RECORDS TO USE |
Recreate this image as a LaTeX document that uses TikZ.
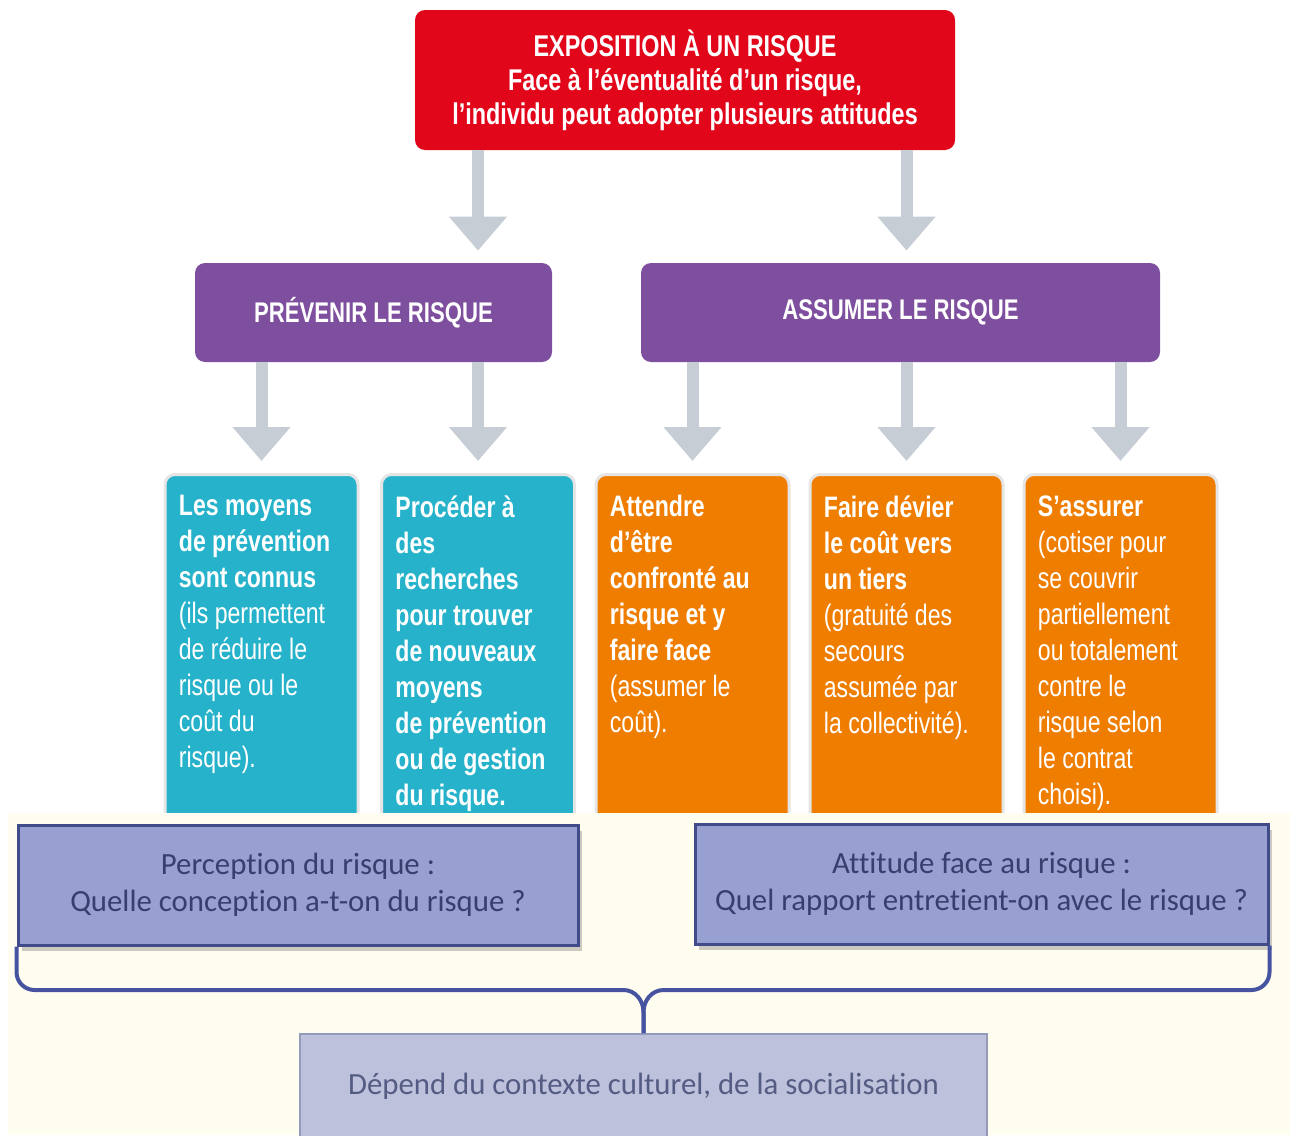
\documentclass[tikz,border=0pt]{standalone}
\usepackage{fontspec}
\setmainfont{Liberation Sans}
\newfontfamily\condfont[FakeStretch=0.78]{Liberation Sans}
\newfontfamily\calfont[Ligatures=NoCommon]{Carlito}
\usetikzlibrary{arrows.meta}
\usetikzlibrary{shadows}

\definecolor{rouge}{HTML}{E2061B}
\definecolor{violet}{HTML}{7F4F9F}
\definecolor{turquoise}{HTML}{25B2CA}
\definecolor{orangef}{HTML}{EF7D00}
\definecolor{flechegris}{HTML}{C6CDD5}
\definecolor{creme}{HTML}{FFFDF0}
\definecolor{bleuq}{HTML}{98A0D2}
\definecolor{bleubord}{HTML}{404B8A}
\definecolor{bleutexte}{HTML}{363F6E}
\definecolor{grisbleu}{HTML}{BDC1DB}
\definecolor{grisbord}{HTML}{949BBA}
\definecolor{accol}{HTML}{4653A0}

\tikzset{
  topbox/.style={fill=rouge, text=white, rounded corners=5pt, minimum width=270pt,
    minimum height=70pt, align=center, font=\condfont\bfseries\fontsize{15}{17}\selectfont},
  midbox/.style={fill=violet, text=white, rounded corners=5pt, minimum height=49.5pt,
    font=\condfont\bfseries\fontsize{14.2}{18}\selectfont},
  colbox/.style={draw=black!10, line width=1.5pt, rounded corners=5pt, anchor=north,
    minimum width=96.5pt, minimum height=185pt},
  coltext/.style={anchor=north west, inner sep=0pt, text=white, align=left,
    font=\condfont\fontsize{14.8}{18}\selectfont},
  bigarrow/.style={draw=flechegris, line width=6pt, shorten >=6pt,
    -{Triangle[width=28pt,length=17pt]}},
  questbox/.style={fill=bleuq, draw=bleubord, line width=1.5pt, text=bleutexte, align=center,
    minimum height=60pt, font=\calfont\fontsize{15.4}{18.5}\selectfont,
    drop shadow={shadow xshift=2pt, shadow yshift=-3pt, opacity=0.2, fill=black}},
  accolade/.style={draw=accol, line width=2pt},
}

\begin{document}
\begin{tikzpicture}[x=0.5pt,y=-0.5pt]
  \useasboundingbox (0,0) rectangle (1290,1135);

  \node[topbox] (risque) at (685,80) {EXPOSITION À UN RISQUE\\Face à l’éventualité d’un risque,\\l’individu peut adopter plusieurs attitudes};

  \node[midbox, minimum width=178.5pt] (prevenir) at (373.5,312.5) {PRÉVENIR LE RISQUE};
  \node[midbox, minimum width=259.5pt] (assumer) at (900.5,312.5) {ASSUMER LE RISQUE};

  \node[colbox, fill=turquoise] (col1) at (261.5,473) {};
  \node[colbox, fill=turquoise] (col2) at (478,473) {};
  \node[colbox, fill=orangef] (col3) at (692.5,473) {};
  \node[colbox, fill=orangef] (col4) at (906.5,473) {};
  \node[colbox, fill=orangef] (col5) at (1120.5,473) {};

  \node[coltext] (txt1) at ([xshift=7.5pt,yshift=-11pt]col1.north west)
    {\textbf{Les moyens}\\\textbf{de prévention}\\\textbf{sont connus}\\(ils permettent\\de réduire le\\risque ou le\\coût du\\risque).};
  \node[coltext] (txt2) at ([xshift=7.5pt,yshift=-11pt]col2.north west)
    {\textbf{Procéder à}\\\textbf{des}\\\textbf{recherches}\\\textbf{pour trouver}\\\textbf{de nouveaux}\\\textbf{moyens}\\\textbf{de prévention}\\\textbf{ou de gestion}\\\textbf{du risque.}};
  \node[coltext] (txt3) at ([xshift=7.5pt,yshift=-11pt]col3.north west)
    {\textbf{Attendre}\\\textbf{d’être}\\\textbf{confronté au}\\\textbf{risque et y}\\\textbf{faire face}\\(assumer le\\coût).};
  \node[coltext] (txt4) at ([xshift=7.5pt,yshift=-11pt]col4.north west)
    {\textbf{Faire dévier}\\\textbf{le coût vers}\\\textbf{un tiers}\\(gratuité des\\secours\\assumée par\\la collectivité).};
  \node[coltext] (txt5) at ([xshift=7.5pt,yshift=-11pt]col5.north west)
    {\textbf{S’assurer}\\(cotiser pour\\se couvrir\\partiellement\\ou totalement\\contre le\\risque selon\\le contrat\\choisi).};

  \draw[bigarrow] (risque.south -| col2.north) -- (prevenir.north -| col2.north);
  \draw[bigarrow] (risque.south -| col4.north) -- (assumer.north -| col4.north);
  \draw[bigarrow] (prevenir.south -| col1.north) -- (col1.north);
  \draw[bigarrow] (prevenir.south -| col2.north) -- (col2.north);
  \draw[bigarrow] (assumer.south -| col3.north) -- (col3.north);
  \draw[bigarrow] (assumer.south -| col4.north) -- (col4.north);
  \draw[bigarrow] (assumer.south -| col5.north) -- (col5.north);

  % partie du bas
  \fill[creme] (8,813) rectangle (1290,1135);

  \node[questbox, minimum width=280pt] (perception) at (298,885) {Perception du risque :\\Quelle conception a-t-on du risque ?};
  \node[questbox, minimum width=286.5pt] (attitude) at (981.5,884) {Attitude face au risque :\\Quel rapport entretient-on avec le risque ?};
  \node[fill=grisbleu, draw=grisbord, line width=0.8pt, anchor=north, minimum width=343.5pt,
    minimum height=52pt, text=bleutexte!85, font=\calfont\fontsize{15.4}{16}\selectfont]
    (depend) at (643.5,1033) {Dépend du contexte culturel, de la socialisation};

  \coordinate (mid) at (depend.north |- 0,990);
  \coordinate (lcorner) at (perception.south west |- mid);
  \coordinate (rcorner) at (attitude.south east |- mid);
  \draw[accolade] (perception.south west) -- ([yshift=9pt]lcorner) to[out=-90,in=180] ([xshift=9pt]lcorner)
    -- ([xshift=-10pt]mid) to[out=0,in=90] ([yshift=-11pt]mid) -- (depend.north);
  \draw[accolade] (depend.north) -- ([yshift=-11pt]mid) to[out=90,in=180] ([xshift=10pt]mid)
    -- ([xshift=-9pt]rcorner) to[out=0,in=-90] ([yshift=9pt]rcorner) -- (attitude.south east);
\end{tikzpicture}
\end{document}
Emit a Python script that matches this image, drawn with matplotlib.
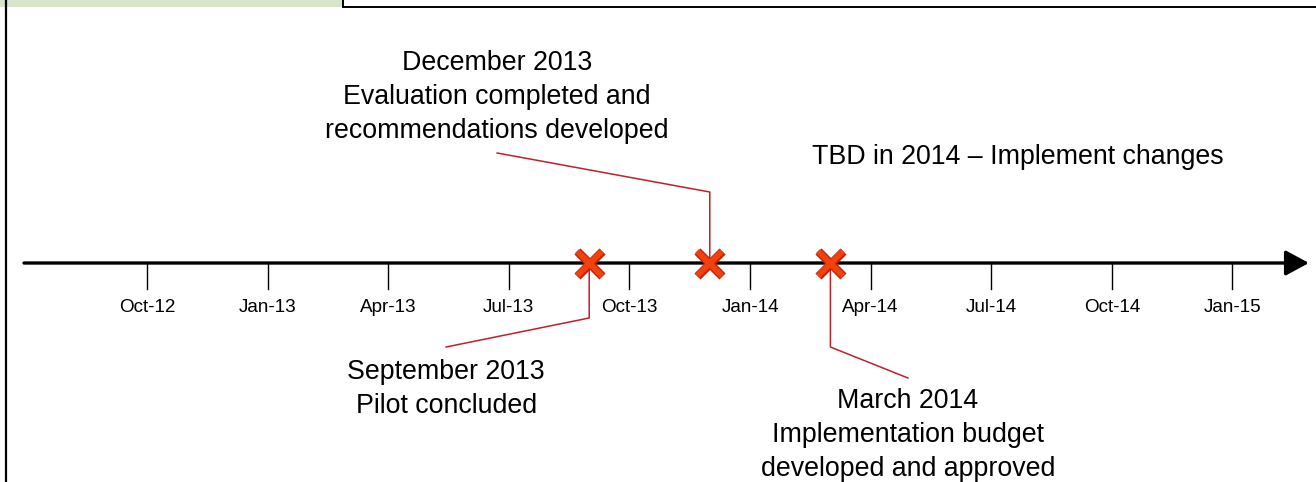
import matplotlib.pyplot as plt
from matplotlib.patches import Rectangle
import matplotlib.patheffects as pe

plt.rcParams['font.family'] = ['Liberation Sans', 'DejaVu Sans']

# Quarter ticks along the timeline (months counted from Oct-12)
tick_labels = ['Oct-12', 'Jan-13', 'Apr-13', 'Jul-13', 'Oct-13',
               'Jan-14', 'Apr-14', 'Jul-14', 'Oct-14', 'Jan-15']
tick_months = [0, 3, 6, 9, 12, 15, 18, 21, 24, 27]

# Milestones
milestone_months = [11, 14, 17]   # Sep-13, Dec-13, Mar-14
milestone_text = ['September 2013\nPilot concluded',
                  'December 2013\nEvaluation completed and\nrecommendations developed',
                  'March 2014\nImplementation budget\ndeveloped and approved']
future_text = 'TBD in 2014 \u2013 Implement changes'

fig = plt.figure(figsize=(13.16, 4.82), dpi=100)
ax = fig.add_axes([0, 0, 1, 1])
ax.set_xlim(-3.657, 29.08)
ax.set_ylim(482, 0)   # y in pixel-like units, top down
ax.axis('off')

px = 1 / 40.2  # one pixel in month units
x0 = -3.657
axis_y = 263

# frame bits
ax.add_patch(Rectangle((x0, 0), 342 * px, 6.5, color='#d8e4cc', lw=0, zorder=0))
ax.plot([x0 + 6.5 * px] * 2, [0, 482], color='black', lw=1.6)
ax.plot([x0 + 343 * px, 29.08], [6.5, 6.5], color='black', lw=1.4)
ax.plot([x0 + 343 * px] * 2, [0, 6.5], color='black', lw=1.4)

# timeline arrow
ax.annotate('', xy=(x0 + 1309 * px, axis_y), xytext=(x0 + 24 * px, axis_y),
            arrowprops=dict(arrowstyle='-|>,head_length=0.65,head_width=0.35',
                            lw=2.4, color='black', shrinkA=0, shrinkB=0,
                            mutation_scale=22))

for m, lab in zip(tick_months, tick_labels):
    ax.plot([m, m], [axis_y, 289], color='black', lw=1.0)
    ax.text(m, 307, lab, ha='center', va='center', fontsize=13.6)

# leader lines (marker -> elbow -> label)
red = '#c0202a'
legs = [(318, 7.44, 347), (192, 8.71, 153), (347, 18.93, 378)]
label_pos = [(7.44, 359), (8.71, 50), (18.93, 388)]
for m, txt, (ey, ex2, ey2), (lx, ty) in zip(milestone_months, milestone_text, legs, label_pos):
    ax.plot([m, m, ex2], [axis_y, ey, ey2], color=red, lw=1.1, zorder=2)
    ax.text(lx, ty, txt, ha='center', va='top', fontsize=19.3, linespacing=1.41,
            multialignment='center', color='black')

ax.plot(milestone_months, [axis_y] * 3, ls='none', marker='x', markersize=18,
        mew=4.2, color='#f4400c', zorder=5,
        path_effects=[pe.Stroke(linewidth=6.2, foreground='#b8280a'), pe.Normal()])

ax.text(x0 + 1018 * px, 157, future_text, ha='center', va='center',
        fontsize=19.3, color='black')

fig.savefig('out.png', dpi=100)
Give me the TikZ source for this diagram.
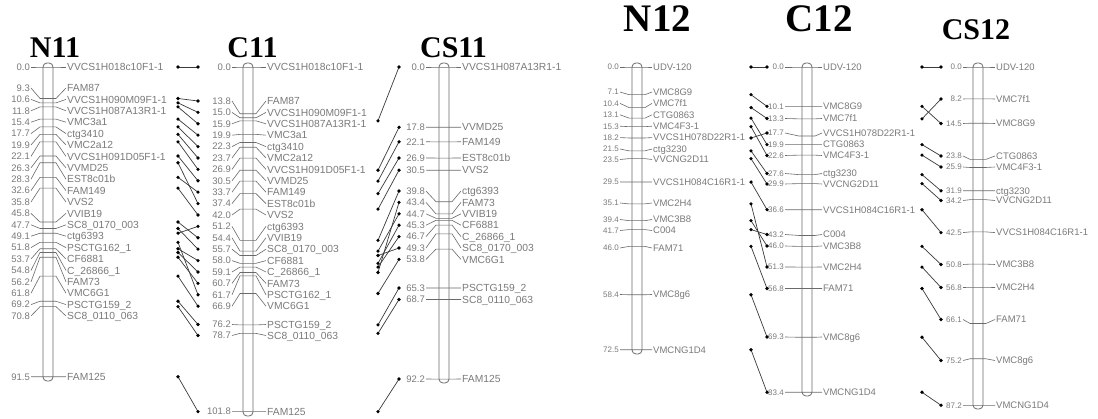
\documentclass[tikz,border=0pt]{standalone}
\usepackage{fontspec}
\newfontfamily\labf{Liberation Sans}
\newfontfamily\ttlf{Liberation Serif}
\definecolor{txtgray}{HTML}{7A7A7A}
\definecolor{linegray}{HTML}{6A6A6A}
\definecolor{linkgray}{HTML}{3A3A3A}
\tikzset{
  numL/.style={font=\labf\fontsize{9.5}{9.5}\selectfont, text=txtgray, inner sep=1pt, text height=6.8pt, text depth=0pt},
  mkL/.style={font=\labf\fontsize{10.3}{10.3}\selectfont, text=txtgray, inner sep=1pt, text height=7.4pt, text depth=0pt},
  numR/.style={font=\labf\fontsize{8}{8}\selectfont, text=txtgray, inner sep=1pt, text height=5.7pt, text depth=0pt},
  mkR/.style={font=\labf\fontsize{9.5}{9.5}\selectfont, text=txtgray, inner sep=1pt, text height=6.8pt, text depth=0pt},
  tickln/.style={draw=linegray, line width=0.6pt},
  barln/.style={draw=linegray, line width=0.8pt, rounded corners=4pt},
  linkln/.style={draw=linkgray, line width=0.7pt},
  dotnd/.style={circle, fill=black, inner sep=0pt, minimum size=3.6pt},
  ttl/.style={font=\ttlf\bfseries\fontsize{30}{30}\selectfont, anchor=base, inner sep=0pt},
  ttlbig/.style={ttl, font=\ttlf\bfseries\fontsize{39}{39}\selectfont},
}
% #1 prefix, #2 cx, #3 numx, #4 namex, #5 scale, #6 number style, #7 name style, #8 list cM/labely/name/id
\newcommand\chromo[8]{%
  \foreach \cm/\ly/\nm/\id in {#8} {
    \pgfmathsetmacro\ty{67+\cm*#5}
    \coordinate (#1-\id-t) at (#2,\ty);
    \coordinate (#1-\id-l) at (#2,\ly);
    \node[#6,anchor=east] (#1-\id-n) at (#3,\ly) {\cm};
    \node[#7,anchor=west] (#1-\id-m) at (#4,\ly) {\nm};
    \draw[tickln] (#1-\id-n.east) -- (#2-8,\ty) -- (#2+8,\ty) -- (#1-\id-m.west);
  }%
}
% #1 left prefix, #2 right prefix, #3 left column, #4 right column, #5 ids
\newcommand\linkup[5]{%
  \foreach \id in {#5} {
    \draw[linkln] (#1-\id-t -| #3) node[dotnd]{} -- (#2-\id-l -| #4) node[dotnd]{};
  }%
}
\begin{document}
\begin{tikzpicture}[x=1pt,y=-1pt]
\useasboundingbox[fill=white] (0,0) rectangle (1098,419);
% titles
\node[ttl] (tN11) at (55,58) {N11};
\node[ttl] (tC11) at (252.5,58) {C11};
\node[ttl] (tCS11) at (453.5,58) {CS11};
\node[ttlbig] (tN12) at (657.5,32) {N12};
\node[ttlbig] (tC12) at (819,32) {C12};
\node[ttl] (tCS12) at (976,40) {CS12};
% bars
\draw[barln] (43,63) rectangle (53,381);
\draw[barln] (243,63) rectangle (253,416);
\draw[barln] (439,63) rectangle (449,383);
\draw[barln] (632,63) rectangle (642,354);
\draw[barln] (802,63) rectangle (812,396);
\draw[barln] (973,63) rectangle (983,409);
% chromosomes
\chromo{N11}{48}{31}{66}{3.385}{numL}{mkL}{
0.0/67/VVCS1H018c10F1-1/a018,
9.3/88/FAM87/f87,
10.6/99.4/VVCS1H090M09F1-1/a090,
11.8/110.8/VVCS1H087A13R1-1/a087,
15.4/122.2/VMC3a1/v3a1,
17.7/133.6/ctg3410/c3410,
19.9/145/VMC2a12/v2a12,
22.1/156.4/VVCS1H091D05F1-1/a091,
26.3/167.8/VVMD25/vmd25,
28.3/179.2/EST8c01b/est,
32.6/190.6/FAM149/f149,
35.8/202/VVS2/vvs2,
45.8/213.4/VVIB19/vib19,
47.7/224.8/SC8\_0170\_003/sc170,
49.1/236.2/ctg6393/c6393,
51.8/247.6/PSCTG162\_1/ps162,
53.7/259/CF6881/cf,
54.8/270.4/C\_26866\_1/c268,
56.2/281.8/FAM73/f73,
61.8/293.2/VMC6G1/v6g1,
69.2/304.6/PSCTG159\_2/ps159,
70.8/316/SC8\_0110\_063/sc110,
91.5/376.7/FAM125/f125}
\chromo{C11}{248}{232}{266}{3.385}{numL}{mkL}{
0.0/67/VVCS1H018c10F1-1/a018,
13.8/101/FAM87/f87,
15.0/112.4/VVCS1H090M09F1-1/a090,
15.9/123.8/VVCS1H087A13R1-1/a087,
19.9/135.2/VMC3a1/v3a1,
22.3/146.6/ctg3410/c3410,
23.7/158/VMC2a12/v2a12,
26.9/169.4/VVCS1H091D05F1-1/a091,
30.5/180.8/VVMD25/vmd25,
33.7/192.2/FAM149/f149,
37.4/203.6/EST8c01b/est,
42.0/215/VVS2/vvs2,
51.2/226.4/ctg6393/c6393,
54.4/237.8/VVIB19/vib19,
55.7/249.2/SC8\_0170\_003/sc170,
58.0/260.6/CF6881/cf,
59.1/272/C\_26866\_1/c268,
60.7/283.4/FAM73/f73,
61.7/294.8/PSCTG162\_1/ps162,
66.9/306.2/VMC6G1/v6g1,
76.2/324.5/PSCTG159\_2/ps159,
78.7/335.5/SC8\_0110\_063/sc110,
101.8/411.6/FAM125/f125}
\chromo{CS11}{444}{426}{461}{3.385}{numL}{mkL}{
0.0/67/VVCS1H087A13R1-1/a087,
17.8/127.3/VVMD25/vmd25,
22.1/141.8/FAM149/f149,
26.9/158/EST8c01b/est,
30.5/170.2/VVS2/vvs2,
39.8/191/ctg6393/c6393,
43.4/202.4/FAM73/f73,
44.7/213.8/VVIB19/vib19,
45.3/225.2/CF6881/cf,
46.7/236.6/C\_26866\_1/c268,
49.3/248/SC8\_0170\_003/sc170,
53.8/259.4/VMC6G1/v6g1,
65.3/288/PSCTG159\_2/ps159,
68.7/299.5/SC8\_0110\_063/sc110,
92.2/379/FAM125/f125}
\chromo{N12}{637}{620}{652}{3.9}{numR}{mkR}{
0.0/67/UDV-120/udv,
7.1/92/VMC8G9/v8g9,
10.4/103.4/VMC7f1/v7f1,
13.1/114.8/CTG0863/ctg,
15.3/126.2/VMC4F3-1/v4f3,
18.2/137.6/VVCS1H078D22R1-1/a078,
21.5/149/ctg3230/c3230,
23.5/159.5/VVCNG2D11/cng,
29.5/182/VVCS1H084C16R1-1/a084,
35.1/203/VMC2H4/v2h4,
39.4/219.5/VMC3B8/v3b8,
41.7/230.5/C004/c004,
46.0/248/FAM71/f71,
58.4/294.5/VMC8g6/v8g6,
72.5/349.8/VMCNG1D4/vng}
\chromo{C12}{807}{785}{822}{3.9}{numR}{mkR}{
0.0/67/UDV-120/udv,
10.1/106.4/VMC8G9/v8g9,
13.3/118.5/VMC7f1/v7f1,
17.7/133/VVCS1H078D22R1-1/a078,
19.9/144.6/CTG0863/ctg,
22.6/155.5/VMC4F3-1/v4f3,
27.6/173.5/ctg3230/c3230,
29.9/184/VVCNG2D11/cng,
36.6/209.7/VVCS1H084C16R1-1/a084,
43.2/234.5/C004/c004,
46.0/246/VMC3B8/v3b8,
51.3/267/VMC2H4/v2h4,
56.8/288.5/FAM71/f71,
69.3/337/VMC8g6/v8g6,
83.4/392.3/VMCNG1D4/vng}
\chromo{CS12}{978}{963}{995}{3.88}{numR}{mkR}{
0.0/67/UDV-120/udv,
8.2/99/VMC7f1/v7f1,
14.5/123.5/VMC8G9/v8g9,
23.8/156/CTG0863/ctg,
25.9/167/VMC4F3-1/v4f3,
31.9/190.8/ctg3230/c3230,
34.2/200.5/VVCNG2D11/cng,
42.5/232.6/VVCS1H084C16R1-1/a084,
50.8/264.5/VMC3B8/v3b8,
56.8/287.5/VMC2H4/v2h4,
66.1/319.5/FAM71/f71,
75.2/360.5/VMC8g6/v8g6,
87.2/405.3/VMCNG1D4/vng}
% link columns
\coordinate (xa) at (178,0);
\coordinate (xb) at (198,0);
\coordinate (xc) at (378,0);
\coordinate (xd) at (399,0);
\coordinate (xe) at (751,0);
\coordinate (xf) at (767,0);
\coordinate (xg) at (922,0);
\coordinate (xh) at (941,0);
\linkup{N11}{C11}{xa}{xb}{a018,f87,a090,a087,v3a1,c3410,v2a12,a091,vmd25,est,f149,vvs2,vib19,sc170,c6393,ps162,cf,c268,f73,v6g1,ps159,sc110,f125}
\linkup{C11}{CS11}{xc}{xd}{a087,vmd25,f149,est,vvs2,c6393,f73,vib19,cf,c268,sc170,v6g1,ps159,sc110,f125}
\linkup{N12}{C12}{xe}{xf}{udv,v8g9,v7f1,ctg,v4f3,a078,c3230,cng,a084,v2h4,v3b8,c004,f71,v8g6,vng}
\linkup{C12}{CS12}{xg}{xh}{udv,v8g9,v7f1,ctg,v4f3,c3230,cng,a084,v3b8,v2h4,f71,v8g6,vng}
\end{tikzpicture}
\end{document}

INSTRUCTION | Extract each line from the listing that holds the word "this".

EXERCISE OUTPUT |
Recreate this image as a LaTeX document that uses TikZ.
Emit a Python script that matches this image, drawn with matplotlib.
Give me the TikZ source for this diagram.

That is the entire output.